§ **Challenge**:
In your copy, include every line of the listing below exactly but none of the pictures.
**********
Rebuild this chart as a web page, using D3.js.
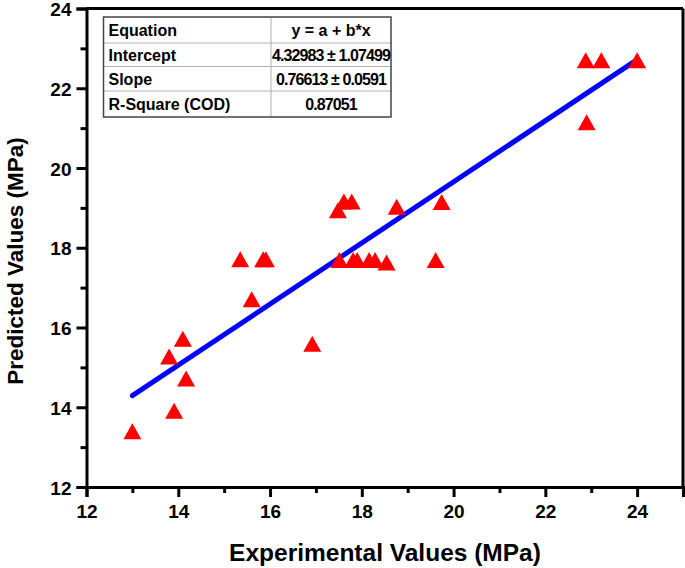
<!DOCTYPE html>
<html>
<head>
<meta charset="utf-8">
<script src="https://cdn.jsdelivr.net/npm/d3@7"></script>
<style>
  html, body { margin: 0; padding: 0; background: #fff; }
  svg { display: block; }
  text { font-family: "Liberation Sans", Arial, sans-serif; font-weight: bold; fill: #000; }
</style>
</head>
<body>
<svg id="chart" width="685" height="568"></svg>
<script>
// ---- Data ----
const experimental = [13.0, 13.80, 13.91, 14.10, 14.17, 15.35, 15.60, 15.85, 15.91, 16.92,
                      17.51, 17.48, 17.61, 17.78, 17.81, 17.90, 18.16, 18.29, 18.54, 18.76,
                      19.61, 19.74, 22.88, 23.22, 24.0, 22.90];
const predicted    = [13.40, 15.27, 13.91, 15.72, 14.72, 17.71, 16.71, 17.71, 17.71, 15.59,
                      17.69, 18.94, 19.16, 19.16, 17.69, 17.69, 17.69, 17.69, 17.63, 19.03,
                      17.69, 19.15, 22.70, 22.70, 22.70, 21.15];
const intercept = 4.32983;
const slope = 0.76613;
const xTicks = [12, 14, 16, 18, 20, 22, 24];
const yTicks = [12, 14, 16, 18, 20, 22, 24];
const xMinor = [13, 15, 17, 19, 21, 23, 25];
const yMinor = [13, 15, 17, 19, 21, 23];
const tableLabels = ["Equation", "Intercept", "Slope", "R-Square (COD)"];
const tableValues = ["y = a + b*x", "4.32983 \u00B1 1.07499", "0.76613 \u00B1 0.0591", "0.87051"];
const xTitle = "Experimental Values (MPa)";
const yTitle = "Predicted Values (MPa)";

// ---- Layout ----
const svg = d3.select("#chart");
const L = 86.5, R = 683, T = 8.5, B = 487;
const x = d3.scaleLinear().domain([12, 25]).range([L, R]);
const y = d3.scaleLinear().domain([12, 24]).range([B, T]);
const AW = 3;

// frame top/right
svg.append("line").attr("x1", L).attr("x2", R).attr("y1", T).attr("y2", T)
  .attr("stroke", "#000").attr("stroke-width", AW);
svg.append("line").attr("x1", R).attr("x2", R).attr("y1", T).attr("y2", B)
  .attr("stroke", "#000").attr("stroke-width", AW);

// axes
const gx = svg.append("g").attr("transform", `translate(0,${B})`)
  .call(d3.axisBottom(x).tickValues(xTicks).tickSize(10).tickPadding(8).tickFormat(d3.format("d")));
const gxm = svg.append("g").attr("transform", `translate(0,${B})`)
  .call(d3.axisBottom(x).tickValues(xMinor).tickSize(6).tickFormat(""));
const gy = svg.append("g").attr("transform", `translate(${L},0)`)
  .call(d3.axisLeft(y).tickValues(yTicks).tickSize(10).tickPadding(5).tickFormat(d3.format("d")));
const gym = svg.append("g").attr("transform", `translate(${L},0)`)
  .call(d3.axisLeft(y).tickValues(yMinor).tickSize(6).tickFormat(""));

[gx, gxm, gy, gym].forEach(g => {
  g.select(".domain").attr("stroke", "#000").attr("stroke-width", AW);
  g.selectAll(".tick line").attr("stroke", "#000").attr("stroke-width", AW);
  g.selectAll(".tick text").style("font-size", "19px").style("font-family", "Liberation Sans, Arial, sans-serif")
    .style("font-weight", "bold").attr("fill", "#000");
});
gy.selectAll(".tick text").attr("dy", "0.37em");
gxm.select(".domain").remove();
gym.select(".domain").remove();

// titles
svg.append("text").attr("x", 385).attr("y", 561)
  .attr("text-anchor", "middle").style("font-size", "24.5px").text(xTitle);
svg.append("text").attr("transform", "translate(15,261) rotate(-90)")
  .attr("text-anchor", "middle").attr("dy", "0.35em")
  .style("font-size", "22.5px").text(yTitle);

// regression line
const xs = d3.extent(experimental);
const plot = svg.append("g");
plot.append("line")
  .attr("x1", x(xs[0])).attr("y1", y(intercept + slope * xs[0]))
  .attr("x2", x(xs[1])).attr("y2", y(intercept + slope * xs[1]))
  .attr("stroke", "#0000FF").attr("stroke-width", 5).attr("stroke-linecap", "round");

// triangles
const tri = "M0,-8L9,8L-9,8Z";
plot.selectAll("path.pt").data(experimental.map((e, i) => [e, predicted[i]]))
  .join("path").attr("class", "pt")
  .attr("d", tri)
  .attr("transform", d => `translate(${x(d[0])},${y(d[1])})`)
  .attr("fill", "#FF0000");

// table
const tL = 103.5, tR = 391, tMid = 271;
const rows = [17, 43, 66.5, 91, 117];
const tg = svg.append("g");
tg.append("rect").attr("x", tL).attr("y", rows[0]).attr("width", tR - tL).attr("height", rows[4] - rows[0])
  .attr("fill", "#fff").attr("stroke", "none");
for (let i = 1; i < rows.length - 1; i++) {
  tg.append("line").attr("x1", tL).attr("x2", tR).attr("y1", rows[i]).attr("y2", rows[i])
    .attr("stroke", "#b0b0b0").attr("stroke-width", 1);
}
tg.append("line").attr("x1", tMid).attr("x2", tMid).attr("y1", rows[0]).attr("y2", rows[4])
  .attr("stroke", "#b0b0b0").attr("stroke-width", 1);
tg.append("rect").attr("x", tL).attr("y", rows[0]).attr("width", tR - tL).attr("height", rows[4] - rows[0])
  .attr("fill", "none").attr("stroke", "#444").attr("stroke-width", 1.5);
tableLabels.forEach((t, i) => {
  const cy = (rows[i] + rows[i + 1]) / 2;
  tg.append("text").attr("x", tL + 5).attr("y", cy + 5.8).style("font-size", "16px").text(t);
  tg.append("text").attr("x", (tMid + tR) / 2).attr("y", cy + 5.8).attr("text-anchor", "middle")
    .style("font-size", "16px").style("letter-spacing", i === 0 ? "0px" : "-0.9px")
    .text(tableValues[i]);
});
</script>
</body>
</html>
**********
§ **Answer**:
Rebuild this chart as a web page, using D3.js.
<!DOCTYPE html>
<html>
<head>
<meta charset="utf-8">
<script src="https://cdn.jsdelivr.net/npm/d3@7"></script>
<style>
  html, body { margin: 0; padding: 0; background: #fff; }
  svg { display: block; }
  text { font-family: "Liberation Sans", Arial, sans-serif; font-weight: bold; fill: #000; }
</style>
</head>
<body>
<svg id="chart" width="685" height="568"></svg>
<script>
// ---- Data ----
const experimental = [13.0, 13.80, 13.91, 14.10, 14.17, 15.35, 15.60, 15.85, 15.91, 16.92,
                      17.51, 17.48, 17.61, 17.78, 17.81, 17.90, 18.16, 18.29, 18.54, 18.76,
                      19.61, 19.74, 22.88, 23.22, 24.0, 22.90];
const predicted    = [13.40, 15.27, 13.91, 15.72, 14.72, 17.71, 16.71, 17.71, 17.71, 15.59,
                      17.69, 18.94, 19.16, 19.16, 17.69, 17.69, 17.69, 17.69, 17.63, 19.03,
                      17.69, 19.15, 22.70, 22.70, 22.70, 21.15];
const intercept = 4.32983;
const slope = 0.76613;
const xTicks = [12, 14, 16, 18, 20, 22, 24];
const yTicks = [12, 14, 16, 18, 20, 22, 24];
const xMinor = [13, 15, 17, 19, 21, 23, 25];
const yMinor = [13, 15, 17, 19, 21, 23];
const tableLabels = ["Equation", "Intercept", "Slope", "R-Square (COD)"];
const tableValues = ["y = a + b*x", "4.32983 \u00B1 1.07499", "0.76613 \u00B1 0.0591", "0.87051"];
const xTitle = "Experimental Values (MPa)";
const yTitle = "Predicted Values (MPa)";

// ---- Layout ----
const svg = d3.select("#chart");
const L = 86.5, R = 683, T = 8.5, B = 487;
const x = d3.scaleLinear().domain([12, 25]).range([L, R]);
const y = d3.scaleLinear().domain([12, 24]).range([B, T]);
const AW = 3;

// frame top/right
svg.append("line").attr("x1", L).attr("x2", R).attr("y1", T).attr("y2", T)
  .attr("stroke", "#000").attr("stroke-width", AW);
svg.append("line").attr("x1", R).attr("x2", R).attr("y1", T).attr("y2", B)
  .attr("stroke", "#000").attr("stroke-width", AW);

// axes
const gx = svg.append("g").attr("transform", `translate(0,${B})`)
  .call(d3.axisBottom(x).tickValues(xTicks).tickSize(10).tickPadding(8).tickFormat(d3.format("d")));
const gxm = svg.append("g").attr("transform", `translate(0,${B})`)
  .call(d3.axisBottom(x).tickValues(xMinor).tickSize(6).tickFormat(""));
const gy = svg.append("g").attr("transform", `translate(${L},0)`)
  .call(d3.axisLeft(y).tickValues(yTicks).tickSize(10).tickPadding(5).tickFormat(d3.format("d")));
const gym = svg.append("g").attr("transform", `translate(${L},0)`)
  .call(d3.axisLeft(y).tickValues(yMinor).tickSize(6).tickFormat(""));

[gx, gxm, gy, gym].forEach(g => {
  g.select(".domain").attr("stroke", "#000").attr("stroke-width", AW);
  g.selectAll(".tick line").attr("stroke", "#000").attr("stroke-width", AW);
  g.selectAll(".tick text").style("font-size", "19px").style("font-family", "Liberation Sans, Arial, sans-serif")
    .style("font-weight", "bold").attr("fill", "#000");
});
gy.selectAll(".tick text").attr("dy", "0.37em");
gxm.select(".domain").remove();
gym.select(".domain").remove();

// titles
svg.append("text").attr("x", 385).attr("y", 561)
  .attr("text-anchor", "middle").style("font-size", "24.5px").text(xTitle);
svg.append("text").attr("transform", "translate(15,261) rotate(-90)")
  .attr("text-anchor", "middle").attr("dy", "0.35em")
  .style("font-size", "22.5px").text(yTitle);

// regression line
const xs = d3.extent(experimental);
const plot = svg.append("g");
plot.append("line")
  .attr("x1", x(xs[0])).attr("y1", y(intercept + slope * xs[0]))
  .attr("x2", x(xs[1])).attr("y2", y(intercept + slope * xs[1]))
  .attr("stroke", "#0000FF").attr("stroke-width", 5).attr("stroke-linecap", "round");

// triangles
const tri = "M0,-8L9,8L-9,8Z";
plot.selectAll("path.pt").data(experimental.map((e, i) => [e, predicted[i]]))
  .join("path").attr("class", "pt")
  .attr("d", tri)
  .attr("transform", d => `translate(${x(d[0])},${y(d[1])})`)
  .attr("fill", "#FF0000");

// table
const tL = 103.5, tR = 391, tMid = 271;
const rows = [17, 43, 66.5, 91, 117];
const tg = svg.append("g");
tg.append("rect").attr("x", tL).attr("y", rows[0]).attr("width", tR - tL).attr("height", rows[4] - rows[0])
  .attr("fill", "#fff").attr("stroke", "none");
for (let i = 1; i < rows.length - 1; i++) {
  tg.append("line").attr("x1", tL).attr("x2", tR).attr("y1", rows[i]).attr("y2", rows[i])
    .attr("stroke", "#b0b0b0").attr("stroke-width", 1);
}
tg.append("line").attr("x1", tMid).attr("x2", tMid).attr("y1", rows[0]).attr("y2", rows[4])
  .attr("stroke", "#b0b0b0").attr("stroke-width", 1);
tg.append("rect").attr("x", tL).attr("y", rows[0]).attr("width", tR - tL).attr("height", rows[4] - rows[0])
  .attr("fill", "none").attr("stroke", "#444").attr("stroke-width", 1.5);
tableLabels.forEach((t, i) => {
  const cy = (rows[i] + rows[i + 1]) / 2;
  tg.append("text").attr("x", tL + 5).attr("y", cy + 5.8).style("font-size", "16px").text(t);
  tg.append("text").attr("x", (tMid + tR) / 2).attr("y", cy + 5.8).attr("text-anchor", "middle")
    .style("font-size", "16px").style("letter-spacing", i === 0 ? "0px" : "-0.9px")
    .text(tableValues[i]);
});
</script>
</body>
</html>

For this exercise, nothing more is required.